The U.S. Department of Labor defines contingent workers as independent contractors or freelancers as opposed to employees. When a company hires an employee on a permanent or temporary basis, it becomes responsible for ensuring that taxes are deducted and paid for the employee. On the other hand, when the company hires an independent contractor or contingent worker, the IC becomes responsible for all taxes, as she works for herself. The difference between the two types of employment is defined by whether the worker is classified as an employee or a freelancer.
Contingent Workers
Contingent workers are typically defined as people who are not employees of a company. Instead, these workers are freelancers who might work under a contract, on a temporary basis or provide consulting services as needed. Many companies consider salespeople as contingent employees. Instead of receiving a salary, a contingent worker receives payment or commissions for completed work. Contingent workers cannot be told how to complete a project, as they work for themselves. The company's focus with contingent workers is not how the work gets done; the focus is on the results.
Contractual Employees
All employees who are hired in states with at-will employment guidelines are contractual employees whether there is a written agreement or not.

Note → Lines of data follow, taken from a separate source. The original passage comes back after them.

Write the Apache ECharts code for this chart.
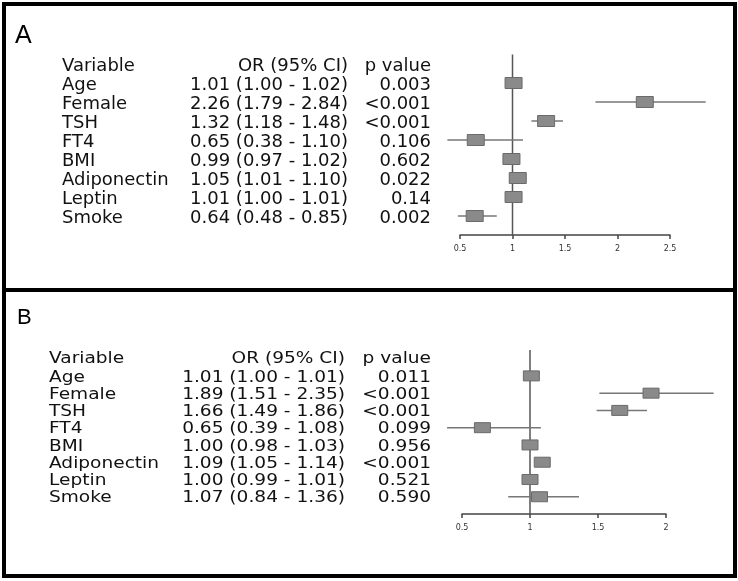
<!DOCTYPE html>
<html>
<head>
<meta charset="utf-8">
<script src="https://cdn.jsdelivr.net/npm/echarts@6/dist/echarts.min.js"></script>
<style>
html,body{margin:0;padding:0;background:#fff;}
#chart{width:738px;height:581px;}
</style>
</head>
<body>
<div id="chart"></div>
<script>
// ---- data ----
const variables = ['Age', 'Female', 'TSH', 'FT4', 'BMI', 'Adiponectin', 'Leptin', 'Smoke'];
const headers = ['Variable', 'OR (95% CI)', 'p value'];
const panelLabels = ['A', 'B'];

const orA = [1.01, 2.26, 1.32, 0.65, 0.99, 1.05, 1.01, 0.64];
const loA = [1.00, 1.79, 1.18, 0.38, 0.97, 1.01, 1.00, 0.48];
const hiA = [1.02, 2.84, 1.48, 1.10, 1.02, 1.10, 1.01, 0.85];
const pA  = ['0.003', '<0.001', '<0.001', '0.106', '0.602', '0.022', '0.14', '0.002'];

const orB = [1.01, 1.89, 1.66, 0.65, 1.00, 1.09, 1.00, 1.07];
const loB = [1.00, 1.51, 1.49, 0.39, 0.98, 1.05, 0.99, 0.84];
const hiB = [1.01, 2.35, 1.86, 1.08, 1.03, 1.14, 1.01, 1.36];
const pB  = ['0.011', '<0.001', '<0.001', '0.099', '0.956', '<0.001', '0.521', '0.590'];

const ticksA = [0.5, 1, 1.5, 2, 2.5];
const ticksB = [0.5, 1, 1.5, 2];
const refValue = 1;

// ---- layout ----
const Y_MIN = -1.5, Y_MAX = 8;
const FONT = '"DejaVu Sans", sans-serif';
const panels = [
  { or: orA, lo: loA, hi: hiA, p: pA, ticks: ticksA,
    grid: { left: 460, right: 68, top: 54.5, bottom: 346 },
    colVar: 62, colOR: 348, colP: 431, fontSize: 18, sx: 1.0, dy: 2.5,
    headerY: 66, boxW: 17, boxH: 11 },
  { or: orB, lo: loB, hi: hiB, p: pB, ticks: ticksB,
    grid: { left: 462, right: 72, top: 350, bottom: 67 },
    colVar: 49, colOR: 345, colP: 431, fontSize: 16, sx: 1.16, dy: 1.5,
    headerY: 359, boxW: 16, boxH: 10 }
];

function fmt(v) { return v.toFixed(2); }

function textEl(str, x, y, align, size, sx) {
  return {
    type: 'text', x: x, y: y, scaleX: sx, scaleY: 1, originX: 0, originY: 0,
    style: {
      text: str, x: 0, y: 0, fill: '#111', font: size + 'px ' + FONT,
      textAlign: align, align: align, textVerticalAlign: 'middle', verticalAlign: 'middle'
    }
  };
}

const chart = echarts.init(document.getElementById('chart'), null, { renderer: 'canvas' });

const grids = [], xAxes = [], yAxes = [], series = [];
panels.forEach(function (pn, k) {
  grids.push(pn.grid);
  xAxes.push({
    gridIndex: k, type: 'value', position: 'bottom',
    min: pn.ticks[0], max: pn.ticks[pn.ticks.length - 1], interval: pn.ticks[1] - pn.ticks[0],
    axisLine: { show: true, onZero: false, lineStyle: { color: '#444', width: 1.5 } },
    axisTick: { show: true, length: 4, lineStyle: { color: '#444', width: 1.5 } },
    axisLabel: { fontSize: 8, color: '#333', margin: 10, fontFamily: FONT },
    splitLine: { show: false }
  });
  yAxes.push({
    gridIndex: k, type: 'value', min: Y_MIN, max: Y_MAX, inverse: true, show: false,
    axisLine: { onZero: false },
    splitLine: { show: false }
  });
  // reference line at OR = 1
  series.push({
    type: 'line', xAxisIndex: k, yAxisIndex: k, z: 1, silent: true,
    symbol: 'none', data: [[refValue, Y_MIN], [refValue, Y_MAX]],
    lineStyle: { color: '#555', width: 1.5 }
  });
  const data = variables.map(function (v, i) { return [pn.or[i], pn.lo[i], pn.hi[i], i]; });
  series.push({
    type: 'custom', xAxisIndex: k, yAxisIndex: k, z: 2, clip: false, silent: true,
    data: data,
    encode: { x: [0, 1, 2], y: 3 },
    renderItem: function (params, api) {
      const i = params.dataIndex;
      const row = api.value(3);
      const pOr = api.coord([api.value(0), row]);
      const pLo = api.coord([api.value(1), row]);
      const pHi = api.coord([api.value(2), row]);
      const y = pOr[1];
      return {
        type: 'group',
        children: [
          { type: 'line', shape: { x1: pLo[0], y1: y, x2: pHi[0], y2: y },
            style: { stroke: '#777', lineWidth: 1.5 } },
          { type: 'rect', shape: { x: pOr[0] - pn.boxW / 2, y: y - pn.boxH / 2, width: pn.boxW, height: pn.boxH },
            style: { fill: '#8a8a8a', stroke: '#6a6a6a', lineWidth: 1 } },
          textEl(variables[i], pn.colVar, y + pn.dy, 'left', pn.fontSize, pn.sx),
          textEl(fmt(pn.or[i]) + ' (' + fmt(pn.lo[i]) + ' - ' + fmt(pn.hi[i]) + ')', pn.colOR, y + pn.dy, 'right', pn.fontSize, pn.sx),
          textEl(pn.p[i], pn.colP, y + pn.dy, 'right', pn.fontSize, pn.sx)
        ]
      };
    }
  });
});

const graphics = [
  { type: 'rect', shape: { x: 4, y: 4, width: 731, height: 286 },
    style: { fill: 'none', stroke: '#000', lineWidth: 4 }, z: 10 },
  { type: 'rect', shape: { x: 4, y: 290, width: 731, height: 286 },
    style: { fill: 'none', stroke: '#000', lineWidth: 4 }, z: 10 },
  { type: 'text', x: 15, y: 36, style: { text: panelLabels[0], fill: '#000', font: '25px "Liberation Sans", Arial, sans-serif', textVerticalAlign: 'middle', verticalAlign: 'middle' } },
  { type: 'text', x: 17, y: 318, style: { text: panelLabels[1], fill: '#000', font: '22px "Liberation Sans", Arial, sans-serif', textVerticalAlign: 'middle', verticalAlign: 'middle' } }
];
panels.forEach(function (pn) {
  graphics.push(textEl(headers[0], pn.colVar, pn.headerY, 'left', pn.fontSize, pn.sx));
  graphics.push(textEl(headers[1], pn.colOR, pn.headerY, 'right', pn.fontSize, pn.sx));
  graphics.push(textEl(headers[2], pn.colP, pn.headerY, 'right', pn.fontSize, pn.sx));
});

chart.setOption({
  animation: false,
  backgroundColor: '#fff',
  grid: grids,
  xAxis: xAxes,
  yAxis: yAxes,
  series: series,
  graphic: { elements: graphics }
});
</script>
</body>
</html>
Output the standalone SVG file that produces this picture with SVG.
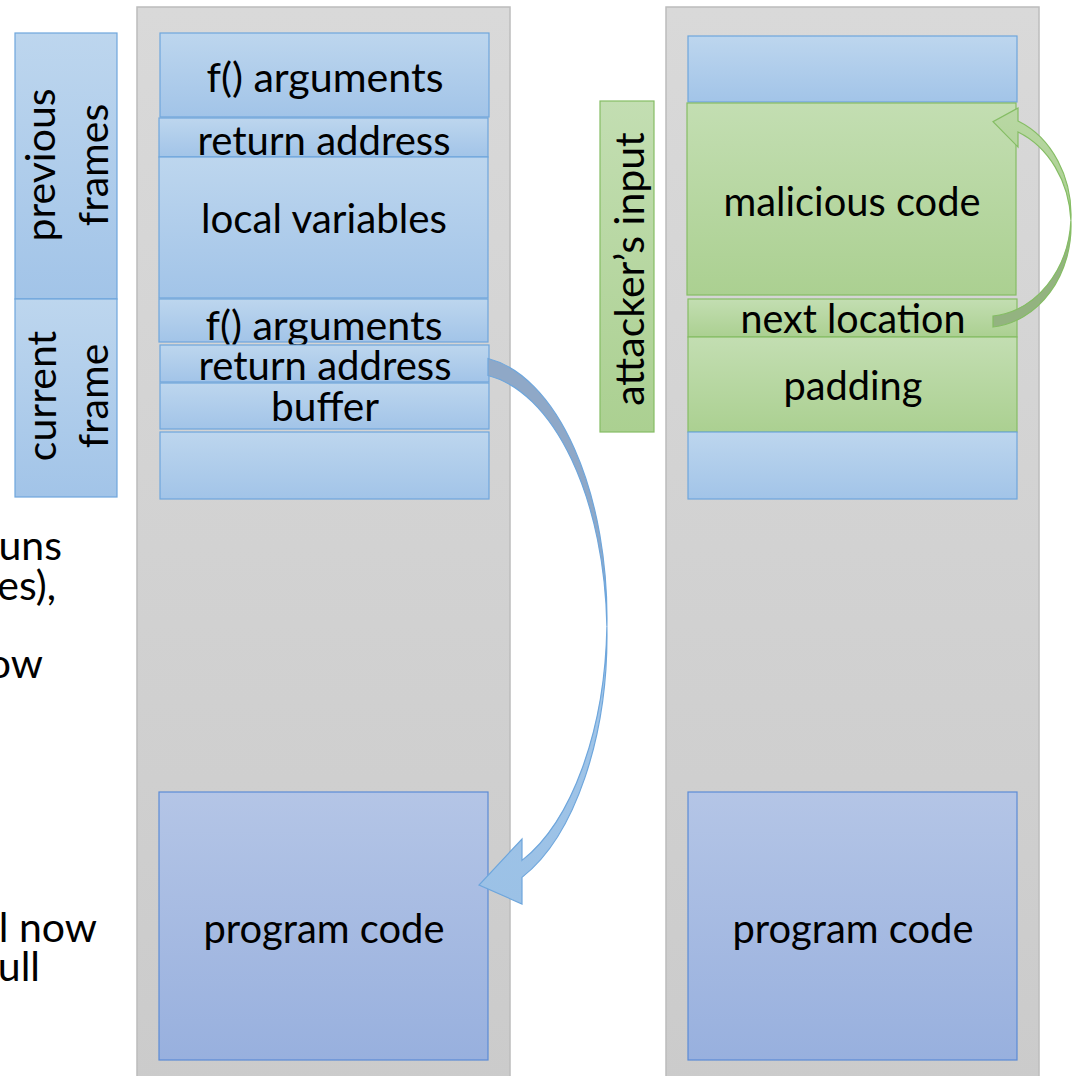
<svg xmlns="http://www.w3.org/2000/svg" width="1075" height="1076" viewBox="0 0 1075 1076">
  <defs>
    <linearGradient id="gPanel" x1="0" y1="0" x2="0" y2="1">
      <stop offset="0" stop-color="#d9d9d9"/>
      <stop offset="1" stop-color="#cbcbcb"/>
    </linearGradient>
    <linearGradient id="gBlue" x1="0" y1="0" x2="0" y2="1">
      <stop offset="0" stop-color="#bdd6ee"/>
      <stop offset="1" stop-color="#a2c4e8"/>
    </linearGradient>
    <linearGradient id="gGreen" x1="0" y1="0" x2="0" y2="1">
      <stop offset="0" stop-color="#c3deb2"/>
      <stop offset="1" stop-color="#abd091"/>
    </linearGradient>
    <linearGradient id="gCode" x1="0" y1="0" x2="0" y2="1">
      <stop offset="0" stop-color="#b4c5e6"/>
      <stop offset="1" stop-color="#98b0de"/>
    </linearGradient>
    <linearGradient id="gArrowBlue" x1="0" y1="0" x2="0" y2="1">
      <stop offset="0" stop-color="#a3c6e8"/>
      <stop offset="1" stop-color="#9bc1e6"/>
    </linearGradient>
    <linearGradient id="gArrowGreen" x1="0" y1="0" x2="0" y2="1">
      <stop offset="0" stop-color="#b9d8a4"/>
      <stop offset="1" stop-color="#aacf90"/>
    </linearGradient>
  </defs>
  <style>
    .panel { fill: url(#gPanel); stroke: #bcbcbc; stroke-width: 1.5; }
    .blue { fill: url(#gBlue); stroke: #6ea6dc; stroke-width: 1.2; }
    .green { fill: url(#gGreen); stroke: #85bd64; stroke-width: 1.2; }
    .code { fill: url(#gCode); stroke: #5b8bd6; stroke-width: 1.2; }
    text { font-family: Lato, "Liberation Sans", sans-serif; font-size: 41px; fill: #000; }
    .c { text-anchor: middle; }
    .e { text-anchor: end; }
  </style>

  <rect width="1075" height="1076" fill="#ffffff"/>

  <!-- fragments of a paragraph that runs off the left edge -->
  <g id="side-notes">
    <text class="e" x="62" y="560">uns</text>
    <text class="e" x="56" y="600">es),</text>
    <text class="e" x="43" y="678">ow</text>
    <text class="e" x="97" y="942">l now</text>
    <text class="e" x="40" y="981">ull</text>
  </g>

  <!-- frame labels -->
  <g id="label-previous-frames">
    <rect class="blue" x="15" y="33" width="102" height="266"/>
    <text class="c" transform="translate(55,165) rotate(-90)">previous</text>
    <text class="c" transform="translate(108,165) rotate(-90)">frames</text>
  </g>
  <g id="label-current-frame">
    <rect class="blue" x="15" y="299" width="102" height="198"/>
    <text class="c" transform="translate(56,396) rotate(-90)">current</text>
    <text class="c" transform="translate(108,396) rotate(-90)">frame</text>
  </g>

  <!-- normal stack -->
  <g id="stack-normal">
    <rect class="panel" x="137" y="7" width="373" height="1080"/>
  </g>
  <g id="n-args-prev">
    <rect class="blue" x="160" y="33" width="329" height="84"/>
    <text class="c" x="325" y="92" textLength="237" lengthAdjust="spacingAndGlyphs">f() arguments</text>
  </g>
  <g id="n-ret-prev">
    <rect class="blue" x="159" y="118" width="329" height="39"/>
    <text class="c" x="324" y="155" textLength="253" lengthAdjust="spacingAndGlyphs">return address</text>
  </g>
  <g id="n-locals">
    <rect class="blue" x="159" y="157" width="329" height="141"/>
    <text class="c" x="324" y="233" textLength="246" lengthAdjust="spacingAndGlyphs">local variables</text>
  </g>
  <g id="n-args-cur">
    <rect class="blue" x="159" y="299" width="329" height="43"/>
    <text class="c" x="324" y="340" textLength="237" lengthAdjust="spacingAndGlyphs">f() arguments</text>
  </g>
  <g id="n-ret-cur">
    <rect class="blue" x="160" y="345" width="329" height="37"/>
    <text class="c" x="325" y="380" textLength="253" lengthAdjust="spacingAndGlyphs">return address</text>
  </g>
  <g id="n-buffer">
    <rect class="blue" x="160" y="383" width="329" height="46"/>
    <text class="c" x="325" y="421" textLength="108" lengthAdjust="spacingAndGlyphs">buffer</text>
  </g>
  <g id="n-free">
    <rect class="blue" x="160" y="432" width="329" height="67"/>
  </g>
  <g id="n-code">
    <rect class="code" x="159" y="792" width="329" height="268"/>
    <text class="c" x="324" y="943" textLength="241" lengthAdjust="spacingAndGlyphs">program code</text>
  </g>

  <!-- attacked stack -->
  <g id="stack-attacked">
    <rect class="panel" x="666" y="7" width="373" height="1080"/>
  </g>
  <g id="label-attackers-input">
    <rect class="green" x="600" y="101" width="54" height="331"/>
    <text class="c" transform="translate(644,269) rotate(-90)">attacker’s input</text>
  </g>
  <g id="a-top">
    <rect class="blue" x="688" y="36" width="329" height="66"/>
  </g>
  <g id="a-malicious">
    <rect class="green" x="687" y="103" width="329" height="192"/>
    <text class="c" x="852" y="216" textLength="257" lengthAdjust="spacingAndGlyphs">malicious code</text>
  </g>
  <g id="a-next">
    <rect class="green" x="688" y="299" width="329" height="38"/>
    <text class="c" x="853" y="333" textLength="225" lengthAdjust="spacingAndGlyphs">next location</text>
  </g>
  <g id="a-padding">
    <rect class="green" x="688" y="337" width="329" height="95"/>
    <text class="c" x="853" y="400" textLength="139" lengthAdjust="spacingAndGlyphs">padding</text>
  </g>
  <g id="a-free">
    <rect class="blue" x="688" y="432" width="329" height="67"/>
  </g>
  <g id="a-code">
    <rect class="code" x="688" y="792" width="329" height="268"/>
    <text class="c" x="853" y="943" textLength="241" lengthAdjust="spacingAndGlyphs">program code</text>
  </g>

  <!-- curved ribbon arrows: darker back face, lighter front face with head -->
  <g id="connectors" stroke-linejoin="miter">
    <g id="ret-to-code">
      <path d="M488,358.5 A137,262 0 0,1 606.9,626.5 A137,262 0 0,0 488,375.5 Z" fill="#8fa8c7" stroke="#6ea6dc" stroke-width="1.2"/>
      <path d="M606.9,626.5 A137,262 0 0,1 522,877.4 L522,904 L479,885 L522,839 L522,860.4 A137,262 0 0,0 606.9,626.5 Z" fill="url(#gArrowBlue)" stroke="#6ea6dc" stroke-width="1.2"/>
    </g>
    <g id="next-to-malicious">
      <path d="M993,327 A86,101.6 0 0,0 1070.9,220.3 A86,101.6 0 0,1 993,316 Z" fill="#93b380" stroke="#85bd64" stroke-width="1.2"/>
      <path d="M1070.9,220.3 A86,101.6 0 0,0 1018,121 L1018,108 L993,121.7 L1018,147 L1018,132 A86,101.6 0 0,1 1070.9,220.3 Z" fill="url(#gArrowGreen)" stroke="#85bd64" stroke-width="1.2"/>
    </g>
  </g>
</svg>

The IRS defines these employees as common-law employees. At-will employment allows an employer or employee to terminate the work relationship at any time without cause. As long as employees meet the rules of employment, and work continues to be available, their "contract" for work continues. Violations of the contract, such as disciplinary actions or company violations may result in the ending of the contract. Contractual employees might work on a permanent or temporary basis. Contractual employees have taxes withheld from their paychecks and might be eligible for benefits dependent upon company policy and employment laws.